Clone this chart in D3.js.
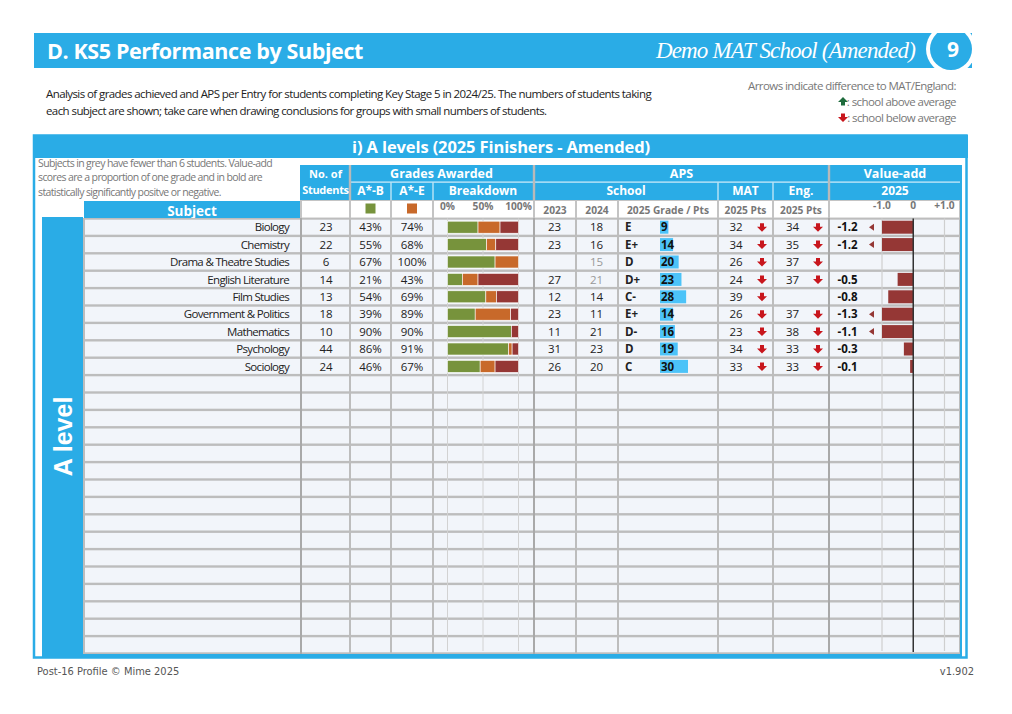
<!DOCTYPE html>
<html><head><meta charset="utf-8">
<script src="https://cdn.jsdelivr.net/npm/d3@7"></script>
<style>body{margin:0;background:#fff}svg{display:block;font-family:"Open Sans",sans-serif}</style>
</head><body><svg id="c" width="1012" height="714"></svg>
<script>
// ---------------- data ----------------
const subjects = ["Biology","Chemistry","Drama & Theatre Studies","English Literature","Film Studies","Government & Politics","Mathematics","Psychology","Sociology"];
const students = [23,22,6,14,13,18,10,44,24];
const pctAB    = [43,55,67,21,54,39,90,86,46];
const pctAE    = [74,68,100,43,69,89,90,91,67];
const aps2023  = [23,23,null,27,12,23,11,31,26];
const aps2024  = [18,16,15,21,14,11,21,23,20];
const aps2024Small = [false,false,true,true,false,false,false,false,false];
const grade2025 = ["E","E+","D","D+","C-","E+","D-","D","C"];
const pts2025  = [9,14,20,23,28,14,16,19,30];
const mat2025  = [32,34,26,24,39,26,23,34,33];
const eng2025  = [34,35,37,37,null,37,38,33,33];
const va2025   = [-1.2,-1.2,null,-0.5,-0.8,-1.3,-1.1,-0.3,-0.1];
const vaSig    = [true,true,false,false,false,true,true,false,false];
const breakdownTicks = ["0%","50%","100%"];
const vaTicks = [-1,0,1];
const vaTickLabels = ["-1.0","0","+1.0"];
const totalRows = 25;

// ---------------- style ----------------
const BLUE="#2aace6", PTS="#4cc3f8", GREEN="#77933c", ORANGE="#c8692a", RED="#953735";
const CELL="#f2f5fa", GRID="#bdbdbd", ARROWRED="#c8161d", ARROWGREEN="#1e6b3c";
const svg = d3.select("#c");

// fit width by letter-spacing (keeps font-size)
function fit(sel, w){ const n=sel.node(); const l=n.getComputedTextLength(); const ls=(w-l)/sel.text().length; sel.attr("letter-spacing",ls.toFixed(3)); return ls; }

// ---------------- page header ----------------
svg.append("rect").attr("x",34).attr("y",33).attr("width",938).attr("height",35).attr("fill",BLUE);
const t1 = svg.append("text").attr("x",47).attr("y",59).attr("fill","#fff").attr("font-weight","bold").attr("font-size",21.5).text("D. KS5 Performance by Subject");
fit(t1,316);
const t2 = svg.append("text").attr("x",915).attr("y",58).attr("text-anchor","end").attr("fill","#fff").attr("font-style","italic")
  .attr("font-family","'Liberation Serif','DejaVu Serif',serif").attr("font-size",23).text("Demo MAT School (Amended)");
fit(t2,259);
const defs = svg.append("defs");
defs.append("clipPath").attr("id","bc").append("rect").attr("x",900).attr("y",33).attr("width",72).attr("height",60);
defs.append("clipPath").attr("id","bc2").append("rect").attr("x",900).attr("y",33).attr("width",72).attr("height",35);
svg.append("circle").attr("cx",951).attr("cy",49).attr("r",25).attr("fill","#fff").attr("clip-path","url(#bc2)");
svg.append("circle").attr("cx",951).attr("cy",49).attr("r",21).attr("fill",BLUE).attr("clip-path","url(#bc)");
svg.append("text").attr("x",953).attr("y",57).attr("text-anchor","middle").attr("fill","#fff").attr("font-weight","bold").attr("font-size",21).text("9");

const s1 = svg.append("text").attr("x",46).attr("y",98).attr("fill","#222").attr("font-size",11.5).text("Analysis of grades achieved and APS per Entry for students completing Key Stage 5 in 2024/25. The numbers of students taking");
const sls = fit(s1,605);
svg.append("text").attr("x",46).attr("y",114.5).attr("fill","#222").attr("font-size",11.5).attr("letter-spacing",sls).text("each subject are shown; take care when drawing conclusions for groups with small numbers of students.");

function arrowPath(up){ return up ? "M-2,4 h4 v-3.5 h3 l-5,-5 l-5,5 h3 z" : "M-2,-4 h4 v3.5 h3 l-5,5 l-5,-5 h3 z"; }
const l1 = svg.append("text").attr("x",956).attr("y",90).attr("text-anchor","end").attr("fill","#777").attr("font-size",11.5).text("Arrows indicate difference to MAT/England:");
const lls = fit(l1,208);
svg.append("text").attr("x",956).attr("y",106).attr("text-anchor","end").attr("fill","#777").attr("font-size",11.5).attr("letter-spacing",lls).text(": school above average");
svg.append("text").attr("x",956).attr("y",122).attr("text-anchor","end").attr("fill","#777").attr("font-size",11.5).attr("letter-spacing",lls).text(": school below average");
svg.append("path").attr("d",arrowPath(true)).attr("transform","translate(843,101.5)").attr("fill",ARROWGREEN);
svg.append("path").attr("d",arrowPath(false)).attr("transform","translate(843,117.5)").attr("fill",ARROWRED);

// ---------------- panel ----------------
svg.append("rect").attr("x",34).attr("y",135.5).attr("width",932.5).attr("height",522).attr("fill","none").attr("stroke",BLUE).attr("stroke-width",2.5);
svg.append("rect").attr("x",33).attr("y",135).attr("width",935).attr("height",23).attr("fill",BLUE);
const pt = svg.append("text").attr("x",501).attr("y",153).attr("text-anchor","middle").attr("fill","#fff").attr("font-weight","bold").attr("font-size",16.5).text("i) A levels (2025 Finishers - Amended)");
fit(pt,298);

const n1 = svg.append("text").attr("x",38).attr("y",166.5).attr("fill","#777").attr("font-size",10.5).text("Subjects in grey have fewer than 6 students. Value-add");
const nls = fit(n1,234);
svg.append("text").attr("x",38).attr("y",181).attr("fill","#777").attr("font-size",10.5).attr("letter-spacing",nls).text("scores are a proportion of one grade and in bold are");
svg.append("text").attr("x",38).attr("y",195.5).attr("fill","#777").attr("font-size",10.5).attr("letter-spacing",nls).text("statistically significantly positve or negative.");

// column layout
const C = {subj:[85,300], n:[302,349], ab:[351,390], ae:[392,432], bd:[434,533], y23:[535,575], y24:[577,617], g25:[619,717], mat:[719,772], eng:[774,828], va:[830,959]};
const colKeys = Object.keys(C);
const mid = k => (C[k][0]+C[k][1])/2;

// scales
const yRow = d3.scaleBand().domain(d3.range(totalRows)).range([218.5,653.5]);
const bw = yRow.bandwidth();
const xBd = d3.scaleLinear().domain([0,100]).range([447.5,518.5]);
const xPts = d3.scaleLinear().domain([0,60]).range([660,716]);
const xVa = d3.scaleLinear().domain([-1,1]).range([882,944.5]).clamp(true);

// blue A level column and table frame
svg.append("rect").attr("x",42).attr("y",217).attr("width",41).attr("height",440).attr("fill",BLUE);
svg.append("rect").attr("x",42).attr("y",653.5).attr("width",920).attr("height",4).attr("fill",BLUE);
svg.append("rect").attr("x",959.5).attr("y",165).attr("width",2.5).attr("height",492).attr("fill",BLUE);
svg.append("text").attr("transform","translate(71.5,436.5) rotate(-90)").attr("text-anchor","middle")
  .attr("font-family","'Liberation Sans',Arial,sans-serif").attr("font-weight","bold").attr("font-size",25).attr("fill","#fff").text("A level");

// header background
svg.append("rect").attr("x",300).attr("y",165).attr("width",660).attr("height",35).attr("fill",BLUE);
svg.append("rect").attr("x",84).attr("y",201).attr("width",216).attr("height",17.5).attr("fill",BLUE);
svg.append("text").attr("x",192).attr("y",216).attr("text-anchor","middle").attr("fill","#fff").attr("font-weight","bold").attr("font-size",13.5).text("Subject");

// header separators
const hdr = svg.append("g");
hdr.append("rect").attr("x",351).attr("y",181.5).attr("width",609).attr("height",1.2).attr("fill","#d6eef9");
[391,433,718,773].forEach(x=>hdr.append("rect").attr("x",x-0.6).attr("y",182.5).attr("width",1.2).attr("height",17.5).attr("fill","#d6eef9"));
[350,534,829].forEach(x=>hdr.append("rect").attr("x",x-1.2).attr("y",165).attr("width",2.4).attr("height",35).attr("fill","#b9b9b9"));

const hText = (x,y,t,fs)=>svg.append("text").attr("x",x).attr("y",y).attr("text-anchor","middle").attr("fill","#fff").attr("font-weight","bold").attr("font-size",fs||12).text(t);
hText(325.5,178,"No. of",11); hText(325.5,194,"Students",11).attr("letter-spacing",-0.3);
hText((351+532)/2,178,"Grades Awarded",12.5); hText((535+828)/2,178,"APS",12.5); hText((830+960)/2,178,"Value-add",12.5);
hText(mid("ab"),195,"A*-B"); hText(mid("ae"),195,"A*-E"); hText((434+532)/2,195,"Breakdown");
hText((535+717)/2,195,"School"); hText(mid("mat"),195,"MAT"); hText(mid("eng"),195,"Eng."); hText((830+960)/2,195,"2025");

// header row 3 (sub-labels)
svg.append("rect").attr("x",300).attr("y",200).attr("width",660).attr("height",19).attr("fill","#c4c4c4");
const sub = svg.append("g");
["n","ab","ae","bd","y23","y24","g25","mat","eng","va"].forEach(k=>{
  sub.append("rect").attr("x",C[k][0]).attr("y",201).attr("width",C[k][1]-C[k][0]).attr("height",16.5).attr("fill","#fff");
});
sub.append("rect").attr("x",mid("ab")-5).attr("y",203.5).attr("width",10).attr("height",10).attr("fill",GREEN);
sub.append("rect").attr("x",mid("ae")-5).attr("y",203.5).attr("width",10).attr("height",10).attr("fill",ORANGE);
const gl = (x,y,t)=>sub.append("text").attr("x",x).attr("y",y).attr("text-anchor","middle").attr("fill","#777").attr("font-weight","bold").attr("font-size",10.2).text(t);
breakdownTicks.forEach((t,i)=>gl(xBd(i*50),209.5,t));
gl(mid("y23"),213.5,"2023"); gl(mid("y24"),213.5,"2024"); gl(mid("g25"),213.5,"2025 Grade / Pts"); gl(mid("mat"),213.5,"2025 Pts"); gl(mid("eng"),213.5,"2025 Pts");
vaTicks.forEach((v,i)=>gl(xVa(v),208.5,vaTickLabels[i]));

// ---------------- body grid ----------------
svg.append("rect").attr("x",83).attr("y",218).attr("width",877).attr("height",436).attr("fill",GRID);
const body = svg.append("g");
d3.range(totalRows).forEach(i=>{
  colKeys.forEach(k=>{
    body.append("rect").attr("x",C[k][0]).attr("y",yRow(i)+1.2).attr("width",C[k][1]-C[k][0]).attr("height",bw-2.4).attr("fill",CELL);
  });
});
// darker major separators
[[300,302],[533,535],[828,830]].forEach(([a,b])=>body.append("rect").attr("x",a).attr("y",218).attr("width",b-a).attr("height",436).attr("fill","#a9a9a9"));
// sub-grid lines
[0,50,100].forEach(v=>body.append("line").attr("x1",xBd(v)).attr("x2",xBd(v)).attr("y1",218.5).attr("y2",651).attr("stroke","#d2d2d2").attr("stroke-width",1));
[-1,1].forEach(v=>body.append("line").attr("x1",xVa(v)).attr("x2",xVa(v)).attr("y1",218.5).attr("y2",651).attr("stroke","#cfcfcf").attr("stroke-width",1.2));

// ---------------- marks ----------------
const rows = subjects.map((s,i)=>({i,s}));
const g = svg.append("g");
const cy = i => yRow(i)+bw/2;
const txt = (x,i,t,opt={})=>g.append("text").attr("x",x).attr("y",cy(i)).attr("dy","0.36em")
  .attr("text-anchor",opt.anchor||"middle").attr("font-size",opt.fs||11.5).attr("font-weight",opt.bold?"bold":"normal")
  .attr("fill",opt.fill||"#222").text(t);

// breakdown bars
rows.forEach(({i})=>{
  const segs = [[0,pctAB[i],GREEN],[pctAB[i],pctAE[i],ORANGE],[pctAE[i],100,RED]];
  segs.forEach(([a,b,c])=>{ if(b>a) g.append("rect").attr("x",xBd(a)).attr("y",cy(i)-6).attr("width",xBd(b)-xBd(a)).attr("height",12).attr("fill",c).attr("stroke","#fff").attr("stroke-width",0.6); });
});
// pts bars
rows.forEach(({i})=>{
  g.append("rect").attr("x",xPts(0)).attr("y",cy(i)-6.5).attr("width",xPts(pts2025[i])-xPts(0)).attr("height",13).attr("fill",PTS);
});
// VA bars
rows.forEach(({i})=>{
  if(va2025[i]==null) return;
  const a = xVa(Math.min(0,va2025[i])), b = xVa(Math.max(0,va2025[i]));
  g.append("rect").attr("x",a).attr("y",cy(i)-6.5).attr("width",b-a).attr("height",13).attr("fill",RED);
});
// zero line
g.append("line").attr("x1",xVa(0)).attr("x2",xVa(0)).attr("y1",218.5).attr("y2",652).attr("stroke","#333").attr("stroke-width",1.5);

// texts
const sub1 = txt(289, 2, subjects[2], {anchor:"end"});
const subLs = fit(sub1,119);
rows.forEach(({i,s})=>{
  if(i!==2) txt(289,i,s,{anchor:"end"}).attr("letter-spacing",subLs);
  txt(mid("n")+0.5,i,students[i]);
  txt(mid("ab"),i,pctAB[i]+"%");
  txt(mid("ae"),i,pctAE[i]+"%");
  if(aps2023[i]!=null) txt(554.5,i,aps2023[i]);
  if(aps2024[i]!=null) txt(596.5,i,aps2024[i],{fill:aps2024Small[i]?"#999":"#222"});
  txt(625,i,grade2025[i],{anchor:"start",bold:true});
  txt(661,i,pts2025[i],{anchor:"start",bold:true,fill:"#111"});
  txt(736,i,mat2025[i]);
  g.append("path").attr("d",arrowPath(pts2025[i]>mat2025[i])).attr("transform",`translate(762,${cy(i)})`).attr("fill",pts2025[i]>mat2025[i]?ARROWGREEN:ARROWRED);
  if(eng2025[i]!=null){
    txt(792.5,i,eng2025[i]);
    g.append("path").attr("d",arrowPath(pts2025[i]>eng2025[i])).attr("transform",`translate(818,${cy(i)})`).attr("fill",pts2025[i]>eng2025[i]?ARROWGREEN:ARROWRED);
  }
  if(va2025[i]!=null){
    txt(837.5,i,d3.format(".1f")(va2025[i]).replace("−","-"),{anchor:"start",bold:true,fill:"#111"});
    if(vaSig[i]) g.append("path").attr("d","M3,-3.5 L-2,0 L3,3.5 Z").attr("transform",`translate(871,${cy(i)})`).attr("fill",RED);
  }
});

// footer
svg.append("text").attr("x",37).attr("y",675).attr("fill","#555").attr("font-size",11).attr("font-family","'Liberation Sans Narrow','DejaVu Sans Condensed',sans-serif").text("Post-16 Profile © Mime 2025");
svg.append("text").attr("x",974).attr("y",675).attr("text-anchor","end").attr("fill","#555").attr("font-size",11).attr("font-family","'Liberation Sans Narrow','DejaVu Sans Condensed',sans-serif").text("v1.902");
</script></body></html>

○ ○ ○

### Given exercise
Repeat only what lies between the start of the data and the end of the line containing "const n=sel.node(); const", exactly, with pictures left out.

### Task result
Clone this chart in D3.js.
<!DOCTYPE html>
<html><head><meta charset="utf-8">
<script src="https://cdn.jsdelivr.net/npm/d3@7"></script>
<style>body{margin:0;background:#fff}svg{display:block;font-family:"Open Sans",sans-serif}</style>
</head><body><svg id="c" width="1012" height="714"></svg>
<script>
// ---------------- data ----------------
const subjects = ["Biology","Chemistry","Drama & Theatre Studies","English Literature","Film Studies","Government & Politics","Mathematics","Psychology","Sociology"];
const students = [23,22,6,14,13,18,10,44,24];
const pctAB    = [43,55,67,21,54,39,90,86,46];
const pctAE    = [74,68,100,43,69,89,90,91,67];
const aps2023  = [23,23,null,27,12,23,11,31,26];
const aps2024  = [18,16,15,21,14,11,21,23,20];
const aps2024Small = [false,false,true,true,false,false,false,false,false];
const grade2025 = ["E","E+","D","D+","C-","E+","D-","D","C"];
const pts2025  = [9,14,20,23,28,14,16,19,30];
const mat2025  = [32,34,26,24,39,26,23,34,33];
const eng2025  = [34,35,37,37,null,37,38,33,33];
const va2025   = [-1.2,-1.2,null,-0.5,-0.8,-1.3,-1.1,-0.3,-0.1];
const vaSig    = [true,true,false,false,false,true,true,false,false];
const breakdownTicks = ["0%","50%","100%"];
const vaTicks = [-1,0,1];
const vaTickLabels = ["-1.0","0","+1.0"];
const totalRows = 25;

// ---------------- style ----------------
const BLUE="#2aace6", PTS="#4cc3f8", GREEN="#77933c", ORANGE="#c8692a", RED="#953735";
const CELL="#f2f5fa", GRID="#bdbdbd", ARROWRED="#c8161d", ARROWGREEN="#1e6b3c";
const svg = d3.select("#c");

// fit width by letter-spacing (keeps font-size)
function fit(sel, w){ const n=sel.node(); const l=n.getComputedTextLength(); const ls=(w-l)/sel.text().length; sel.attr("letter-spacing",ls.toFixed(3)); return ls; }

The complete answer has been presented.